Micromentarios | una madre de siete años
17/06/2025.- En una visita que hice al colegio Domingo Savio de La Asunción, capital del estado Nueva Esparta, viví uno de los episodios más hermosos de mi carrera como escritor de libros para niños y jóvenes.
No recuerdo si fue en 2007 o 2008. Me llevó allí la Editorial Alfaguara.
La visita consistió de varios encuentros con estudiantes de 3°, 4°, 5° y 6° grados que habían leído mis libros Teresa y Mi mamá es más bonita que la tuya, y la respectiva firma de ejemplares.
Como en la cancha techada de la institución había una venta de libros de varias editoriales, tuve una sesión adicional de autógrafos, sentado en un banco de madera.

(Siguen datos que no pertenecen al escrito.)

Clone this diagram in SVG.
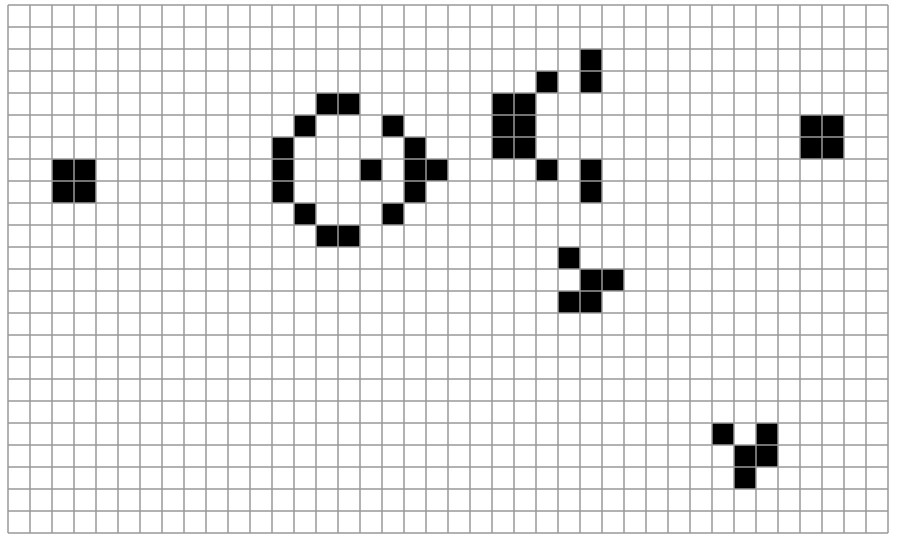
<svg xmlns="http://www.w3.org/2000/svg" width="904" height="536" viewBox="0 0 904 536">
<style>
.c{fill:#000}
.g{fill:none;stroke:#999;stroke-width:1.5}
</style>
<defs><rect id="cell" width="22" height="22"/></defs>
<rect width="904" height="536" fill="#fff"/>
<g id="cells" class="c">
<g id="block-left"><use href="#cell" x="52" y="159"/><use href="#cell" x="74" y="159"/><use href="#cell" x="52" y="181"/><use href="#cell" x="74" y="181"/></g>
<g id="ring">
<use href="#cell" x="316" y="93"/><use href="#cell" x="338" y="93"/>
<use href="#cell" x="294" y="115"/><use href="#cell" x="382" y="115"/>
<use href="#cell" x="272" y="137"/><use href="#cell" x="404" y="137"/>
<use href="#cell" x="272" y="159"/><use href="#cell" x="360" y="159"/><use href="#cell" x="404" y="159"/><use href="#cell" x="426" y="159"/>
<use href="#cell" x="272" y="181"/><use href="#cell" x="404" y="181"/>
<use href="#cell" x="294" y="203"/><use href="#cell" x="382" y="203"/>
<use href="#cell" x="316" y="225"/><use href="#cell" x="338" y="225"/>
</g>
<g id="cluster">
<use href="#cell" x="580" y="49"/>
<use href="#cell" x="536" y="71"/><use href="#cell" x="580" y="71"/>
<use href="#cell" x="492" y="93"/><use href="#cell" x="514" y="93"/>
<use href="#cell" x="492" y="115"/><use href="#cell" x="514" y="115"/>
<use href="#cell" x="492" y="137"/><use href="#cell" x="514" y="137"/>
<use href="#cell" x="536" y="159"/><use href="#cell" x="580" y="159"/>
<use href="#cell" x="580" y="181"/>
</g>
<g id="glider-1">
<use href="#cell" x="558" y="247"/>
<use href="#cell" x="580" y="269"/><use href="#cell" x="602" y="269"/>
<use href="#cell" x="558" y="291"/><use href="#cell" x="580" y="291"/>
</g>
<g id="glider-2">
<use href="#cell" x="712" y="423"/><use href="#cell" x="756" y="423"/>
<use href="#cell" x="734" y="445"/><use href="#cell" x="756" y="445"/>
<use href="#cell" x="734" y="467"/>
</g>
<g id="block-right"><use href="#cell" x="800" y="115"/><use href="#cell" x="822" y="115"/><use href="#cell" x="800" y="137"/><use href="#cell" x="822" y="137"/></g>
</g>
<g id="grid">
<path class="g" d="M8 5V533M30 5V533M52 5V533M74 5V533M96 5V533M118 5V533M140 5V533M162 5V533M184 5V533M206 5V533M228 5V533M250 5V533M272 5V533M294 5V533M316 5V533M338 5V533M360 5V533M382 5V533M404 5V533M426 5V533M448 5V533M470 5V533M492 5V533M514 5V533M536 5V533M558 5V533M580 5V533M602 5V533M624 5V533M646 5V533M668 5V533M690 5V533M712 5V533M734 5V533M756 5V533M778 5V533M800 5V533M822 5V533M844 5V533M866 5V533M888 5V533"/>
<path class="g" d="M8 5H888M8 27H888M8 49H888M8 71H888M8 93H888M8 115H888M8 137H888M8 159H888M8 181H888M8 203H888M8 225H888M8 247H888M8 269H888M8 291H888M8 313H888M8 335H888M8 357H888M8 379H888M8 401H888M8 423H888M8 445H888M8 467H888M8 489H888M8 511H888M8 533H888"/>
</g>
</svg>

En cierto momento, se me acercó una niña de no más de siete años y se sentó a mi lado. Tras saludarme, me regaló un Prestigio, una golosina que lamentablemente Nestlé dejó de fabricar y vender en el país. Ahora solo se consigue en Brasil. Es una exquisitez alargada, con una fina capa de chocolate de leche, rellena con coco rallado.
Como firmaba un libro y tenía otros dos en espera, tomé el Prestigio y lo guardé en el bolsillo de la camisa.
—¿No te lo vas a comer? —me preguntó la niña.
—Sí —contesté—, cuando termine de autografiar estos libros.
Eso hice y los devolví a la elegante dama que me los había entregado, trajeada en el agobiante calor de la mañana neoespartana como para una recepción nocturna de embajada, con un modelo blanco con rayas negras.
Entonces tomé la golosina y, tras ofrecerle un trozo a la niña, que no aceptó, mordí la mitad y empecé a masticar.
La niña, cuyo nombre lamento que se haya extraviado en mi memoria, preguntó:
—¿Te gusta?
—Sí —respondí, aunque mis palabras escaparon a duras penas de la sabrosísima masa de chocolate y coco que giraba festiva entre mis dientes—, es mi dulce favorito.
La niña me observó durante algunos segundos y, de improviso, se marchó corriendo. Se dirigió a la edificación donde funciona el colegio.
Terminé de engullir aquel paraíso comestible y me dispuse a firmar otro libro para una adolescente parada ante mí.
Tan pronto lo hice, vi aparecer de nuevo a la niña, que corría de vuelta hacia donde me encontraba. La adolescente a la que acababa de autografiar el libro me hizo una pregunta y le respondí.
Mi respuesta concluyó justo cuando la niña se sentó otra vez a mi lado:
—Toma —me dijo—. Pensé que te daría sed.
Me entregó una botella de agua mineral y una sonrisa que se me quedó impresa en el alma, supongo que por el resto de mis reencarnaciones.
La abracé y le di un beso en su mejilla derecha, conmovido y rendido ante tan descomunal gesto de cariño.
Sonó el timbre que anunciaba el fin del recreo y la niña se marchó, dando pequeños saltos.
Lo que más me conmovió fue que esa niña —que por la edad podía ser mi nieta—, por unos minutos me trató como si yo fuera su hijo.